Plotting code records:

+---+

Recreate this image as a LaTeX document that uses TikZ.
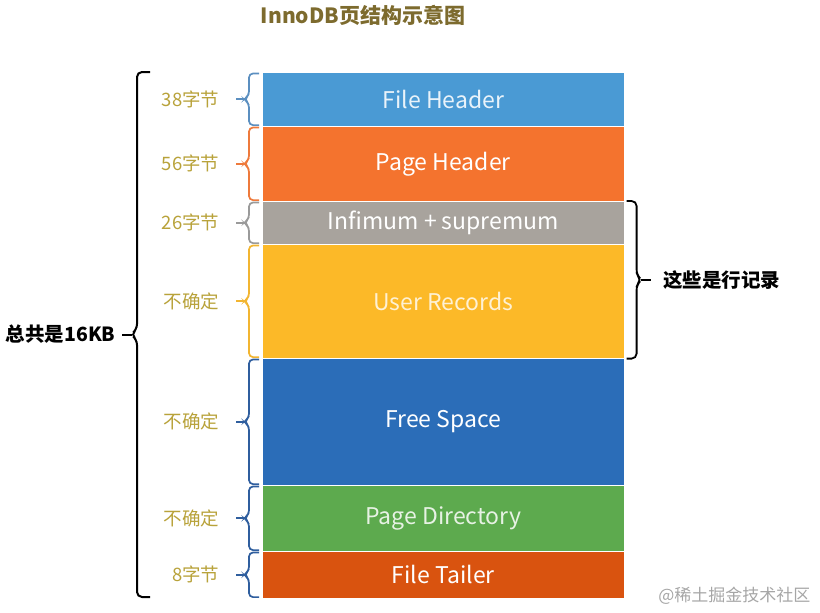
\documentclass[tikz,border=0pt]{standalone}
\usepackage{fontspec}
\setmainfont{Noto Sans CJK SC}
\usetikzlibrary{calc}
\definecolor{cFH}{HTML}{4A9AD4}
\definecolor{cPH}{HTML}{F4732E}
\definecolor{cIN}{HTML}{A8A39D}
\definecolor{cUR}{HTML}{FCB928}
\definecolor{cFS}{HTML}{2B6DB8}
\definecolor{cPD}{HTML}{5DAA4E}
\definecolor{cFT}{HTML}{D9530F}
\definecolor{bFH}{HTML}{5B8FC0}
\definecolor{bPH}{HTML}{EE7A3C}
\definecolor{bIN}{HTML}{9A9A9A}
\definecolor{bUR}{HTML}{F2B531}
\definecolor{bLO}{HTML}{2F5E9E}
\definecolor{lab}{HTML}{B8A23A}
\definecolor{ttl}{HTML}{7D6B2E}
\begin{document}
\begin{tikzpicture}[x=1pt,y=-1pt,
  blk/.style={draw=white,line width=0.6pt,anchor=north west,minimum width=362pt,inner sep=0pt,text=white,font=\fontsize{23}{27}\selectfont},
  sbr/.style={line width=1.7pt,rounded corners=4pt},
  szlab/.style={anchor=east,text=lab,font=\fontsize{18.5}{22}\selectfont},
  blab/.style={font=\bfseries\fontsize{19.5}{23}\selectfont}]
\useasboundingbox (0,0) rectangle (820,613);
\node[font=\bfseries\fontsize{21}{25}\selectfont,text=ttl] (title) at (363,15) {InnoDB页结构示意图};
% blocks
\node[blk,fill=cFH,minimum height=54pt,text=white!88!cFH] (fh) at (262,72) {File Header};
\node[blk,fill=cPH,minimum height=75pt] (ph) at (262,126) {Page Header};
\node[blk,fill=cIN,minimum height=43pt] (in) at (262,201) {Infimum + supremum};
\node[blk,fill=cUR,minimum height=114pt,text=white!80!cUR] (ur) at (262,244) {User Records};
\node[blk,fill=cFS,minimum height=127pt] (fs) at (262,358) {Free Space};
\node[blk,fill=cPD,minimum height=66pt,text=white!85!cPD] (pd) at (262,485) {Page Directory};
\node[blk,fill=cFT,minimum height=47pt] (ft) at (262,551) {File Tailer};
% small braces on the left
\foreach \b/\c/\t in {fh/bFH/38字节, ph/bPH/56字节, in/bIN/26字节, ur/bUR/不确定, fs/bLO/不确定, pd/bLO/不确定, ft/bLO/8字节}{
  \draw[sbr,draw=\c] let \p1=(\b.north west), \p2=(\b.south west) in
     (\x1-3pt,\y1-1.5pt) -- (\x1-13pt,\y1-1.5pt) -- (\x1-13pt,{(\y1+\y2)/2+4pt}) -- (\x1-18pt,{(\y1+\y2)/2})
     -- (\x1-13pt,{(\y1+\y2)/2-4pt}) -- (\x1-13pt,\y2+1.5pt) -- (\x1-3pt,\y2+1.5pt);
  \coordinate (tip\b) at ([xshift=-17pt]\b.west);
  \draw[line width=1.7pt,draw=\c] (tip\b) -- ++(-9pt,0) coordinate (e\b);
  \node[szlab] (l\b) at ([xshift=-13pt]e\b) {\t};
}
% big left brace
\coordinate (bt) at (150,72);
\coordinate (bb) at (150,597);
\draw[line width=2pt,rounded corners=5pt] (bt) -- (137,72) -- (137,329) -- (131,334.5) -- (137,340) -- (137,597) -- (bb);
\coordinate (btip) at (132,334.5);
\draw[line width=2pt] (btip) -- ++(-10pt,0) coordinate (bend);
\node[blab,anchor=east] (total) at ([xshift=-3pt]bend) {总共是16KB};
% right brace
\draw[line width=1.8pt,rounded corners=5pt] let \p1=(in.north east), \p2=(ur.south east) in
  (\x1+2pt,\y1) -- (\x1+12pt,\y1) -- (\x1+12pt,{(\y1+\y2)/2+5pt}) -- (\x1+17pt,{(\y1+\y2)/2})
  -- (\x1+12pt,{(\y1+\y2)/2-5pt}) -- (\x1+12pt,\y2) -- (\x1+2pt,\y2);
\coordinate (rtip) at ($(in.north east)!0.5!(ur.south east)+(16pt,0)$);
\draw[line width=1.8pt] (rtip) -- ++(10pt,0) coordinate (rend);
\node[blab,anchor=west] (rows) at ([xshift=9pt]rend) {这些是行记录};
% watermark
\node[anchor=east,text=black!35,font=\fontsize{17}{20}\selectfont] (wm) at (814,596) {@稀土掘金技术社区};
\end{tikzpicture}
\end{document}
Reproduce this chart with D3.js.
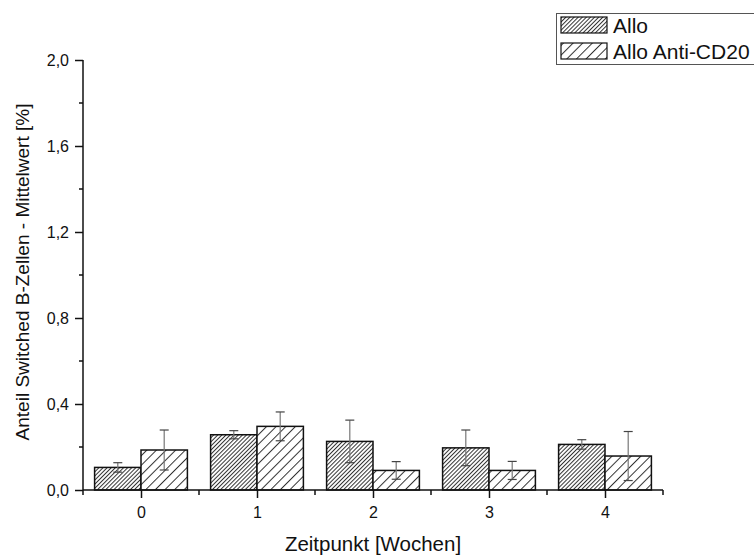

+---+

**Instructions to follow:** Tell how many lines contain the word "this", using only the number.

**Exercise solution:** 2